Exercise objective →
Repeat the whole listing exactly.

——

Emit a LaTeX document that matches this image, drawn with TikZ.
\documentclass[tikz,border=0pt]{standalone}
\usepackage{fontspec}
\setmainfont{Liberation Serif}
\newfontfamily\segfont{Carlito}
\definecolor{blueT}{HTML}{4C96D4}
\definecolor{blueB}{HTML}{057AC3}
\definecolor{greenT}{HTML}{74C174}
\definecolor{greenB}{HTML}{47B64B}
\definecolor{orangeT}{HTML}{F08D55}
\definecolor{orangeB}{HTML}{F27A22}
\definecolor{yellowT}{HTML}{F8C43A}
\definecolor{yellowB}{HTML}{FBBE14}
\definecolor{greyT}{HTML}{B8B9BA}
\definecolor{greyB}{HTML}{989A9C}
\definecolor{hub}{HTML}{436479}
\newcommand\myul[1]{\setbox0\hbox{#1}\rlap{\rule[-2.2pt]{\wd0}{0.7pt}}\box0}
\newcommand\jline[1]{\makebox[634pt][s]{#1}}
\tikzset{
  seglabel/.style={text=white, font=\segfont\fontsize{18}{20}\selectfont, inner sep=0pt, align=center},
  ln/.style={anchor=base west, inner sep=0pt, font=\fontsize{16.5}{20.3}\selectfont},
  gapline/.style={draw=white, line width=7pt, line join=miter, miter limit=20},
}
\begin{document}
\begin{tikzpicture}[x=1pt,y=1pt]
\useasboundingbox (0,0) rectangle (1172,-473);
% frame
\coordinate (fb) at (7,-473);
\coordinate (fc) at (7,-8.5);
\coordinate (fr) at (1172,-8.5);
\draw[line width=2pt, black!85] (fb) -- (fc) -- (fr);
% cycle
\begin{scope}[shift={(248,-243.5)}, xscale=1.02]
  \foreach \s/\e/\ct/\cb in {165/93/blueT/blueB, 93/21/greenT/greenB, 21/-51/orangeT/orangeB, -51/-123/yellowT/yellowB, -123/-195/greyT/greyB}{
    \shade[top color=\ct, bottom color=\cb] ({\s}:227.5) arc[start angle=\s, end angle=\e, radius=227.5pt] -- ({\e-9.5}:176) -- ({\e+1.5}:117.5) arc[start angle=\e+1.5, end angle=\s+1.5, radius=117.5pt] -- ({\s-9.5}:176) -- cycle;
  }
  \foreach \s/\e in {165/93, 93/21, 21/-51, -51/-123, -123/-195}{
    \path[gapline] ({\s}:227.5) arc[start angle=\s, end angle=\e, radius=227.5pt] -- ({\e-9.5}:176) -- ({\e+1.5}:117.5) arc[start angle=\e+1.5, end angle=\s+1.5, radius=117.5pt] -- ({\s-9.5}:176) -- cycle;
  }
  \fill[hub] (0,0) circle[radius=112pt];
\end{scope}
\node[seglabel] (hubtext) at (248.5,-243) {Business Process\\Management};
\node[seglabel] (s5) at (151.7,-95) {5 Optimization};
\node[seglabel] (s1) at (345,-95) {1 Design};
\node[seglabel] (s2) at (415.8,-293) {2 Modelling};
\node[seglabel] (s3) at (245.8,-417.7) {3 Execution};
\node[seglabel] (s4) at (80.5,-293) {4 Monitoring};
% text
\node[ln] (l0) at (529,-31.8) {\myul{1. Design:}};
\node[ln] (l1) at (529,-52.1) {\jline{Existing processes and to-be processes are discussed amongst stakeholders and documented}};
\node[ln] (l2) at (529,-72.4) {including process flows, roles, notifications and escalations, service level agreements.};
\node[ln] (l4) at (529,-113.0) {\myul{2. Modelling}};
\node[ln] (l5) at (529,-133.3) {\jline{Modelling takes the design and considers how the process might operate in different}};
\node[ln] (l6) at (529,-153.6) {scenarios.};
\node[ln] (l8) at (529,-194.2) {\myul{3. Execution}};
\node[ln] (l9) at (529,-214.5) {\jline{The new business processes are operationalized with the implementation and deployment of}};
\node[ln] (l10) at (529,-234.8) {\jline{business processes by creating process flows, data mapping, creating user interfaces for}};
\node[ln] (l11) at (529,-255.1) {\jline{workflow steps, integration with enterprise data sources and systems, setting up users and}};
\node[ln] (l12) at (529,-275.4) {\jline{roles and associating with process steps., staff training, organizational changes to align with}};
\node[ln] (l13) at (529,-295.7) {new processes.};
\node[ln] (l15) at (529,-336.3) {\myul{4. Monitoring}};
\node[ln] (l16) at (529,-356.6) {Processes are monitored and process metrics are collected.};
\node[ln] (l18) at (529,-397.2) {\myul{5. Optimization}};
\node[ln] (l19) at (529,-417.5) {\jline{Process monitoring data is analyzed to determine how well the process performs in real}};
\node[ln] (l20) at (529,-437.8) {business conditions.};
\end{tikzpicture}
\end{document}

——

Task response →
Emit a LaTeX document that matches this image, drawn with TikZ.
\documentclass[tikz,border=0pt]{standalone}
\usepackage{fontspec}
\setmainfont{Liberation Serif}
\newfontfamily\segfont{Carlito}
\definecolor{blueT}{HTML}{4C96D4}
\definecolor{blueB}{HTML}{057AC3}
\definecolor{greenT}{HTML}{74C174}
\definecolor{greenB}{HTML}{47B64B}
\definecolor{orangeT}{HTML}{F08D55}
\definecolor{orangeB}{HTML}{F27A22}
\definecolor{yellowT}{HTML}{F8C43A}
\definecolor{yellowB}{HTML}{FBBE14}
\definecolor{greyT}{HTML}{B8B9BA}
\definecolor{greyB}{HTML}{989A9C}
\definecolor{hub}{HTML}{436479}
\newcommand\myul[1]{\setbox0\hbox{#1}\rlap{\rule[-2.2pt]{\wd0}{0.7pt}}\box0}
\newcommand\jline[1]{\makebox[634pt][s]{#1}}
\tikzset{
  seglabel/.style={text=white, font=\segfont\fontsize{18}{20}\selectfont, inner sep=0pt, align=center},
  ln/.style={anchor=base west, inner sep=0pt, font=\fontsize{16.5}{20.3}\selectfont},
  gapline/.style={draw=white, line width=7pt, line join=miter, miter limit=20},
}
\begin{document}
\begin{tikzpicture}[x=1pt,y=1pt]
\useasboundingbox (0,0) rectangle (1172,-473);
% frame
\coordinate (fb) at (7,-473);
\coordinate (fc) at (7,-8.5);
\coordinate (fr) at (1172,-8.5);
\draw[line width=2pt, black!85] (fb) -- (fc) -- (fr);
% cycle
\begin{scope}[shift={(248,-243.5)}, xscale=1.02]
  \foreach \s/\e/\ct/\cb in {165/93/blueT/blueB, 93/21/greenT/greenB, 21/-51/orangeT/orangeB, -51/-123/yellowT/yellowB, -123/-195/greyT/greyB}{
    \shade[top color=\ct, bottom color=\cb] ({\s}:227.5) arc[start angle=\s, end angle=\e, radius=227.5pt] -- ({\e-9.5}:176) -- ({\e+1.5}:117.5) arc[start angle=\e+1.5, end angle=\s+1.5, radius=117.5pt] -- ({\s-9.5}:176) -- cycle;
  }
  \foreach \s/\e in {165/93, 93/21, 21/-51, -51/-123, -123/-195}{
    \path[gapline] ({\s}:227.5) arc[start angle=\s, end angle=\e, radius=227.5pt] -- ({\e-9.5}:176) -- ({\e+1.5}:117.5) arc[start angle=\e+1.5, end angle=\s+1.5, radius=117.5pt] -- ({\s-9.5}:176) -- cycle;
  }
  \fill[hub] (0,0) circle[radius=112pt];
\end{scope}
\node[seglabel] (hubtext) at (248.5,-243) {Business Process\\Management};
\node[seglabel] (s5) at (151.7,-95) {5 Optimization};
\node[seglabel] (s1) at (345,-95) {1 Design};
\node[seglabel] (s2) at (415.8,-293) {2 Modelling};
\node[seglabel] (s3) at (245.8,-417.7) {3 Execution};
\node[seglabel] (s4) at (80.5,-293) {4 Monitoring};
% text
\node[ln] (l0) at (529,-31.8) {\myul{1. Design:}};
\node[ln] (l1) at (529,-52.1) {\jline{Existing processes and to-be processes are discussed amongst stakeholders and documented}};
\node[ln] (l2) at (529,-72.4) {including process flows, roles, notifications and escalations, service level agreements.};
\node[ln] (l4) at (529,-113.0) {\myul{2. Modelling}};
\node[ln] (l5) at (529,-133.3) {\jline{Modelling takes the design and considers how the process might operate in different}};
\node[ln] (l6) at (529,-153.6) {scenarios.};
\node[ln] (l8) at (529,-194.2) {\myul{3. Execution}};
\node[ln] (l9) at (529,-214.5) {\jline{The new business processes are operationalized with the implementation and deployment of}};
\node[ln] (l10) at (529,-234.8) {\jline{business processes by creating process flows, data mapping, creating user interfaces for}};
\node[ln] (l11) at (529,-255.1) {\jline{workflow steps, integration with enterprise data sources and systems, setting up users and}};
\node[ln] (l12) at (529,-275.4) {\jline{roles and associating with process steps., staff training, organizational changes to align with}};
\node[ln] (l13) at (529,-295.7) {new processes.};
\node[ln] (l15) at (529,-336.3) {\myul{4. Monitoring}};
\node[ln] (l16) at (529,-356.6) {Processes are monitored and process metrics are collected.};
\node[ln] (l18) at (529,-397.2) {\myul{5. Optimization}};
\node[ln] (l19) at (529,-417.5) {\jline{Process monitoring data is analyzed to determine how well the process performs in real}};
\node[ln] (l20) at (529,-437.8) {business conditions.};
\end{tikzpicture}
\end{document}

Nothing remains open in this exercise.